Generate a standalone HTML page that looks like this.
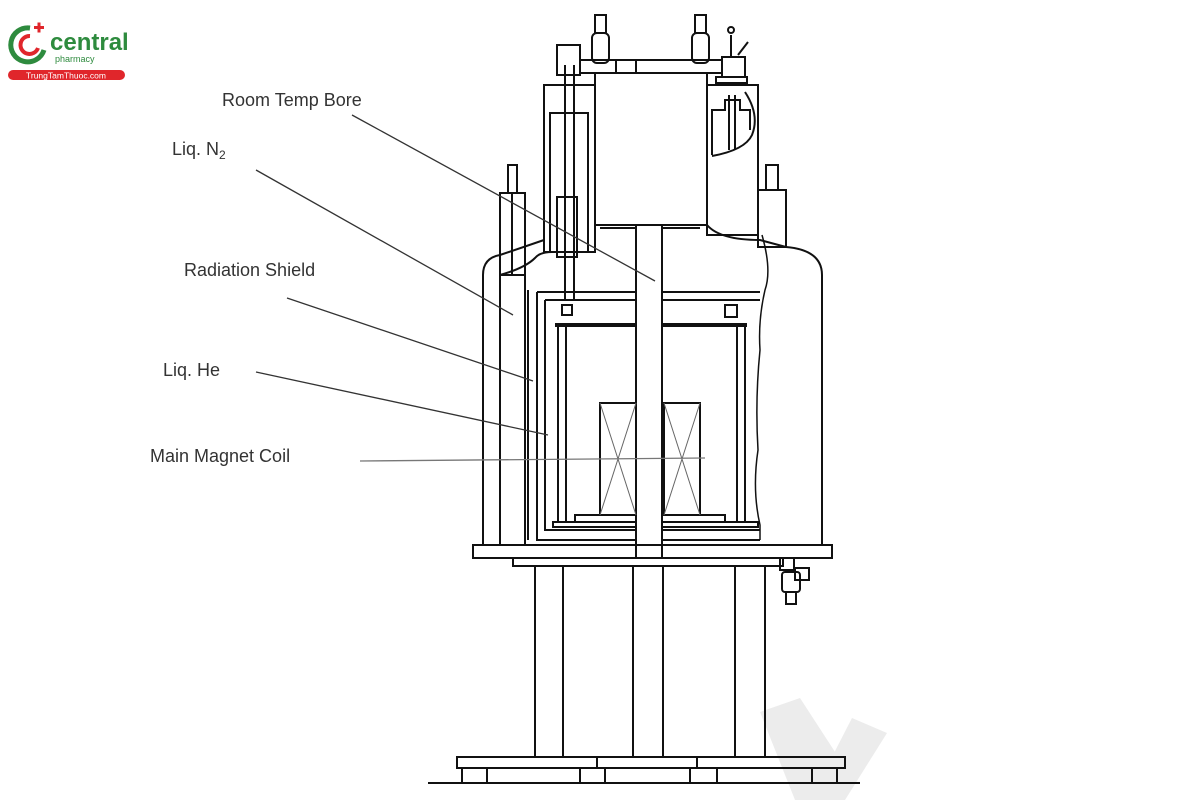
<!DOCTYPE html>
<html><head><meta charset="utf-8"><style>
html,body{margin:0;padding:0;background:#fff}
svg{display:block}
text{font-family:"Liberation Sans",sans-serif}
</style></head><body>
<svg width="1200" height="800" viewBox="0 0 1200 800" xmlns="http://www.w3.org/2000/svg">
<!-- watermark -->
<polygon points="760,712 800,698 850,775 830,800 795,800" fill="#ececec"/>
<polygon points="815,790 852,718 887,733 845,800 820,800" fill="#ececec"/>
<!-- logo -->
<path d="M30,28 A17,17 0 1,0 44,50" fill="none" stroke="#2e8b3e" stroke-width="5"/>
<path d="M30,36 A9,9 0 1,0 38,48" fill="none" stroke="#e0262b" stroke-width="4"/>
<rect x="34" y="26" width="10" height="3" fill="#e0262b"/><rect x="37.5" y="22.5" width="3" height="10" fill="#e0262b"/>
<text x="50" y="50" font-size="24" fill="#2e8b3e" font-weight="bold">central</text>
<text x="55" y="62" font-size="9" fill="#2e8b3e">pharmacy</text>
<rect x="8" y="70" width="117" height="10" rx="5" fill="#e0262b"/>
<text x="66" y="78.5" font-size="8.5" fill="#fff" text-anchor="middle">TrungTamThuoc.com</text>

<g fill="none" stroke="#111" stroke-width="2">
<!-- top valves -->
<rect x="595" y="15" width="11" height="18"/><rect x="592" y="33" width="17" height="30" rx="5"/>
<rect x="695" y="15" width="11" height="18"/><rect x="692" y="33" width="17" height="30" rx="5"/>
<line x1="731" y1="57" x2="731" y2="35"/><circle cx="731" cy="30" r="3"/><line x1="738" y1="55" x2="748" y2="42"/>
<rect x="557" y="45" width="23" height="30"/>
<!-- top bar -->
<rect x="580" y="60" width="142" height="13"/><rect x="616" y="60" width="20" height="13"/>
<rect x="722" y="57" width="23" height="20"/><rect x="716" y="77" width="31" height="6"/>
<!-- left tower -->
<rect x="544" y="85" width="51" height="167"/><rect x="550" y="113" width="38" height="139"/>
<line x1="565" y1="65" x2="565" y2="300"/><line x1="574" y1="65" x2="574" y2="300"/>
<rect x="557" y="197" width="20" height="60"/>
<!-- center box -->
<rect x="595" y="73" width="112" height="152"/>
<!-- right tower -->
<rect x="707" y="85" width="51" height="150"/>
<path d="M712,155 L712,110 L725,110 L725,100 L740,100 L740,110 L750,110 L750,130"/>
<line x1="729" y1="95" x2="729" y2="150"/><line x1="735" y1="95" x2="735" y2="150"/>
<path d="M712,156 Q745,150 752,135 Q760,115 745,92"/>
<!-- small cylinders -->
<rect x="508" y="165" width="9" height="28"/><rect x="500" y="193" width="25" height="82"/>
<line x1="512" y1="193" x2="512" y2="275"/>
<rect x="766" y="165" width="12" height="25"/><rect x="758" y="190" width="28" height="57"/>
<!-- main body outer -->
<path d="M483,545 L483,275 Q483,258 500,255 L544,240"/>
<path d="M500,275 Q525,268 535,258 Q540,252 552,252"/>
<path d="M707,225 Q720,240 760,240 L786,247 Q822,250 822,275 L822,545"/>
<path d="M595,225 L707,225 M600,228 L700,228"/>
<line x1="500" y1="275" x2="500" y2="545"/>
<rect x="500" y="275" width="25" height="270"/>
<line x1="528" y1="290" x2="528" y2="540"/>
<path d="M537,292 L760,292 M537,292 L537,540 L760,540"/>
<path d="M545,300 L760,300 M545,300 L545,530 L760,530"/>
<path d="M555,325 L747,325" stroke-width="4"/>
<line x1="558" y1="325" x2="558" y2="522"/><line x1="566" y1="325" x2="566" y2="522"/>
<line x1="737" y1="325" x2="737" y2="522"/><line x1="745" y1="325" x2="745" y2="522"/>
<rect x="562" y="305" width="10" height="10"/><rect x="725" y="305" width="12" height="12"/>
<rect x="553" y="522" width="205" height="5"/>
<rect x="575" y="515" width="150" height="7"/>
<!-- coils -->
<rect x="600" y="403" width="36" height="112"/><rect x="664" y="403" width="36" height="112"/>
<!-- wavy cutaway -->
<path d="M762,235 Q772,270 765,290 Q758,320 760,350 Q755,400 758,450 Q752,490 760,525 L760,540" stroke-width="1.5"/>
<!-- bore -->
<rect x="636" y="225" width="26" height="333" fill="#fff"/>
<!-- base -->
<rect x="473" y="545" width="359" height="13"/>
<rect x="513" y="558" width="270" height="8"/>
<rect x="780" y="558" width="14" height="12"/><rect x="795" y="568" width="14" height="12"/><rect x="782" y="572" width="18" height="20" rx="3"/><rect x="786" y="592" width="10" height="12"/>
<!-- legs -->
<line x1="535" y1="566" x2="535" y2="757"/><line x1="563" y1="566" x2="563" y2="757"/>
<line x1="633" y1="566" x2="633" y2="757"/><line x1="663" y1="566" x2="663" y2="757"/>
<line x1="735" y1="566" x2="735" y2="757"/><line x1="765" y1="566" x2="765" y2="757"/>
<rect x="457" y="757" width="140" height="11"/><rect x="597" y="757" width="100" height="11"/><rect x="697" y="757" width="148" height="11"/>
<path d="M462,768V783M487,768V783M580,768V783M605,768V783M690,768V783M717,768V783M812,768V783M837,768V783"/>
<line x1="428" y1="783" x2="860" y2="783"/>
</g>
<g stroke="#666" stroke-width="1" fill="none">
<path d="M600,403 L636,515 M636,403 L600,515 M664,403 L700,515 M700,403 L664,515"/>
</g>
<!-- leader lines -->
<g stroke="#333" stroke-width="1.3">
<line x1="352" y1="115" x2="655" y2="281"/>
<line x1="256" y1="170" x2="513" y2="315"/>
<line x1="287" y1="298" x2="533" y2="381"/>
<line x1="256" y1="372" x2="548" y2="435"/>
<line x1="360" y1="461" x2="705" y2="458" stroke="#777"/>
</g>
<g font-size="18" fill="#333">
<text x="222" y="106">Room Temp Bore</text>
<text x="172" y="155">Liq. N<tspan font-size="12" dy="4">2</tspan></text>
<text x="184" y="276">Radiation Shield</text>
<text x="163" y="376">Liq. He</text>
<text x="150" y="462">Main Magnet Coil</text>
</g>
</svg>
</body></html>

## Task prompt:
Without the pictures, output the full listing exactly as it stands.

## Full response:
Generate a standalone HTML page that looks like this.
<!DOCTYPE html>
<html><head><meta charset="utf-8"><style>
html,body{margin:0;padding:0;background:#fff}
svg{display:block}
text{font-family:"Liberation Sans",sans-serif}
</style></head><body>
<svg width="1200" height="800" viewBox="0 0 1200 800" xmlns="http://www.w3.org/2000/svg">
<!-- watermark -->
<polygon points="760,712 800,698 850,775 830,800 795,800" fill="#ececec"/>
<polygon points="815,790 852,718 887,733 845,800 820,800" fill="#ececec"/>
<!-- logo -->
<path d="M30,28 A17,17 0 1,0 44,50" fill="none" stroke="#2e8b3e" stroke-width="5"/>
<path d="M30,36 A9,9 0 1,0 38,48" fill="none" stroke="#e0262b" stroke-width="4"/>
<rect x="34" y="26" width="10" height="3" fill="#e0262b"/><rect x="37.5" y="22.5" width="3" height="10" fill="#e0262b"/>
<text x="50" y="50" font-size="24" fill="#2e8b3e" font-weight="bold">central</text>
<text x="55" y="62" font-size="9" fill="#2e8b3e">pharmacy</text>
<rect x="8" y="70" width="117" height="10" rx="5" fill="#e0262b"/>
<text x="66" y="78.5" font-size="8.5" fill="#fff" text-anchor="middle">TrungTamThuoc.com</text>

<g fill="none" stroke="#111" stroke-width="2">
<!-- top valves -->
<rect x="595" y="15" width="11" height="18"/><rect x="592" y="33" width="17" height="30" rx="5"/>
<rect x="695" y="15" width="11" height="18"/><rect x="692" y="33" width="17" height="30" rx="5"/>
<line x1="731" y1="57" x2="731" y2="35"/><circle cx="731" cy="30" r="3"/><line x1="738" y1="55" x2="748" y2="42"/>
<rect x="557" y="45" width="23" height="30"/>
<!-- top bar -->
<rect x="580" y="60" width="142" height="13"/><rect x="616" y="60" width="20" height="13"/>
<rect x="722" y="57" width="23" height="20"/><rect x="716" y="77" width="31" height="6"/>
<!-- left tower -->
<rect x="544" y="85" width="51" height="167"/><rect x="550" y="113" width="38" height="139"/>
<line x1="565" y1="65" x2="565" y2="300"/><line x1="574" y1="65" x2="574" y2="300"/>
<rect x="557" y="197" width="20" height="60"/>
<!-- center box -->
<rect x="595" y="73" width="112" height="152"/>
<!-- right tower -->
<rect x="707" y="85" width="51" height="150"/>
<path d="M712,155 L712,110 L725,110 L725,100 L740,100 L740,110 L750,110 L750,130"/>
<line x1="729" y1="95" x2="729" y2="150"/><line x1="735" y1="95" x2="735" y2="150"/>
<path d="M712,156 Q745,150 752,135 Q760,115 745,92"/>
<!-- small cylinders -->
<rect x="508" y="165" width="9" height="28"/><rect x="500" y="193" width="25" height="82"/>
<line x1="512" y1="193" x2="512" y2="275"/>
<rect x="766" y="165" width="12" height="25"/><rect x="758" y="190" width="28" height="57"/>
<!-- main body outer -->
<path d="M483,545 L483,275 Q483,258 500,255 L544,240"/>
<path d="M500,275 Q525,268 535,258 Q540,252 552,252"/>
<path d="M707,225 Q720,240 760,240 L786,247 Q822,250 822,275 L822,545"/>
<path d="M595,225 L707,225 M600,228 L700,228"/>
<line x1="500" y1="275" x2="500" y2="545"/>
<rect x="500" y="275" width="25" height="270"/>
<line x1="528" y1="290" x2="528" y2="540"/>
<path d="M537,292 L760,292 M537,292 L537,540 L760,540"/>
<path d="M545,300 L760,300 M545,300 L545,530 L760,530"/>
<path d="M555,325 L747,325" stroke-width="4"/>
<line x1="558" y1="325" x2="558" y2="522"/><line x1="566" y1="325" x2="566" y2="522"/>
<line x1="737" y1="325" x2="737" y2="522"/><line x1="745" y1="325" x2="745" y2="522"/>
<rect x="562" y="305" width="10" height="10"/><rect x="725" y="305" width="12" height="12"/>
<rect x="553" y="522" width="205" height="5"/>
<rect x="575" y="515" width="150" height="7"/>
<!-- coils -->
<rect x="600" y="403" width="36" height="112"/><rect x="664" y="403" width="36" height="112"/>
<!-- wavy cutaway -->
<path d="M762,235 Q772,270 765,290 Q758,320 760,350 Q755,400 758,450 Q752,490 760,525 L760,540" stroke-width="1.5"/>
<!-- bore -->
<rect x="636" y="225" width="26" height="333" fill="#fff"/>
<!-- base -->
<rect x="473" y="545" width="359" height="13"/>
<rect x="513" y="558" width="270" height="8"/>
<rect x="780" y="558" width="14" height="12"/><rect x="795" y="568" width="14" height="12"/><rect x="782" y="572" width="18" height="20" rx="3"/><rect x="786" y="592" width="10" height="12"/>
<!-- legs -->
<line x1="535" y1="566" x2="535" y2="757"/><line x1="563" y1="566" x2="563" y2="757"/>
<line x1="633" y1="566" x2="633" y2="757"/><line x1="663" y1="566" x2="663" y2="757"/>
<line x1="735" y1="566" x2="735" y2="757"/><line x1="765" y1="566" x2="765" y2="757"/>
<rect x="457" y="757" width="140" height="11"/><rect x="597" y="757" width="100" height="11"/><rect x="697" y="757" width="148" height="11"/>
<path d="M462,768V783M487,768V783M580,768V783M605,768V783M690,768V783M717,768V783M812,768V783M837,768V783"/>
<line x1="428" y1="783" x2="860" y2="783"/>
</g>
<g stroke="#666" stroke-width="1" fill="none">
<path d="M600,403 L636,515 M636,403 L600,515 M664,403 L700,515 M700,403 L664,515"/>
</g>
<!-- leader lines -->
<g stroke="#333" stroke-width="1.3">
<line x1="352" y1="115" x2="655" y2="281"/>
<line x1="256" y1="170" x2="513" y2="315"/>
<line x1="287" y1="298" x2="533" y2="381"/>
<line x1="256" y1="372" x2="548" y2="435"/>
<line x1="360" y1="461" x2="705" y2="458" stroke="#777"/>
</g>
<g font-size="18" fill="#333">
<text x="222" y="106">Room Temp Bore</text>
<text x="172" y="155">Liq. N<tspan font-size="12" dy="4">2</tspan></text>
<text x="184" y="276">Radiation Shield</text>
<text x="163" y="376">Liq. He</text>
<text x="150" y="462">Main Magnet Coil</text>
</g>
</svg>
</body></html>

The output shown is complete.